(ふーちゃん=女性、82歳)
東京・新宿の国民学校で1年生の3学期になる頃だったでしょうか。戦争が激しくなり、「小国民」は地方に疎開をさせようということで、「集団疎開・縁故疎開のどちらかを選択してください」と学校から通達がありました。
私は、母の里である埼玉の久喜に預けられ、東京とは違う遊びに慣れようと苦労の連続でした。
あの晩、「早く起きろ、東京が燃えている!」と祖母に起こされ、縁側から南の方向を見ると、畑のずっと先、林の向こうの空が真っ赤でした。

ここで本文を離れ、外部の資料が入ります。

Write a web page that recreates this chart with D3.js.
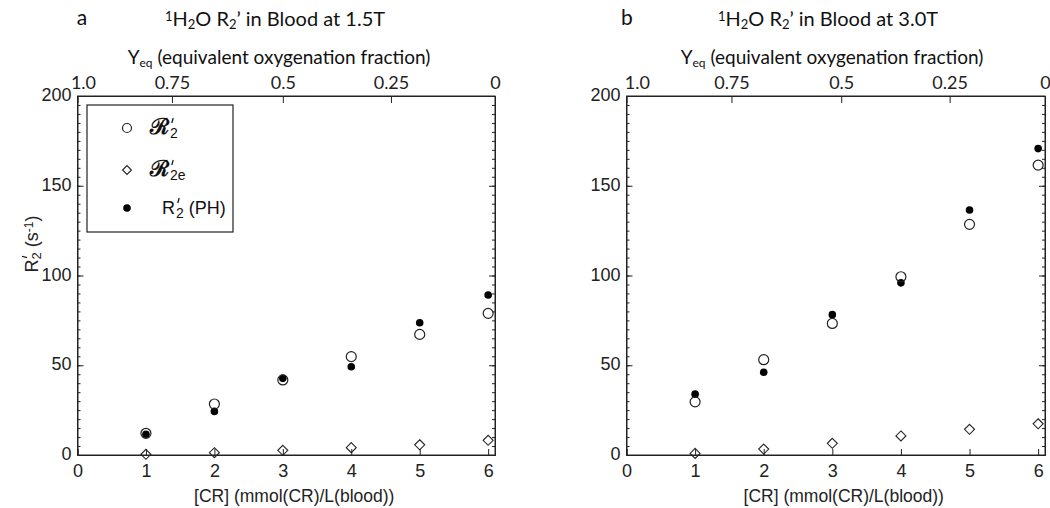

「東京の家は焼けただろう」。眠い頭で家族のことには思い至らず、せんべい布団にパタンと寝てしまいました。
翌朝も普段通り、学校に向かいました。学校から帰ってハッとしました。ちゃぶ台で母がご飯を食べていたのです。焼け焦げた跡のあるもんぺ姿で、髪の毛もボロボロでした。
疎開のおかげで空襲の恐ろしさは直接体験しませんでした。中学生の頃は、友人と疎開の思い出を話し合うこともありました。集団疎開をしていた男子が「腹が減って、歯磨き粉を食べた」と言っていました。
父母が亡くなって40年、兄は数年前に亡くなり、戦災のことを話し合える家族はいなくなりました。